Sunday, October 3, 2010

1943

This poem just shocked me a little at first. The first line " They toughened us for war. In the high-school auditorium Ed Monahan knocked out Dominick Esposito in the first round of the heavy weight finals, and ten months later Dom dies in the third wave at Tarawa " was really crazy to me because it's like if we had lived in a time like this, all these boys we know around school would be gone in a flash. They wouldn't be the quarterback or the track star anymore, they would just be soldiers and instead of weight lifting in the gym they would be doing push ups and getting ready to carry a gun through harsh conditions. It was crazy how people at home often watched their normal lives continue and they forgot all the things that were happening to the young men across the world.
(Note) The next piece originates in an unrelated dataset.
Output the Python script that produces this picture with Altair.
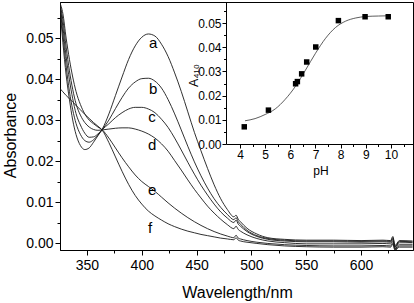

I just got an email the other day about how people are beginning to realize that we have forgotten all these men and women go through and now people want to show they still appreciate these people and their selfless actions. I didn't understand the whole milk thing at first, but when everyone in class was talking about how it was a kind of child-like, nurturing sort of thing then I understood. These were young men who really had to grow up fast and they were still kids in reality. They had to lose their childhood too soon and the families at home grew up safe and sound and people there got to keep living their childhood and drinking their milk. I really liked the poem overall. Sometimes I just don't understand the way they split stanzas sometimes. For me it is just confusing and not that effective. It just makes me mad sometimes.

1 comment:

  1. I think that was the point: they had to grow up. Life went on on the home front, but boys were dying.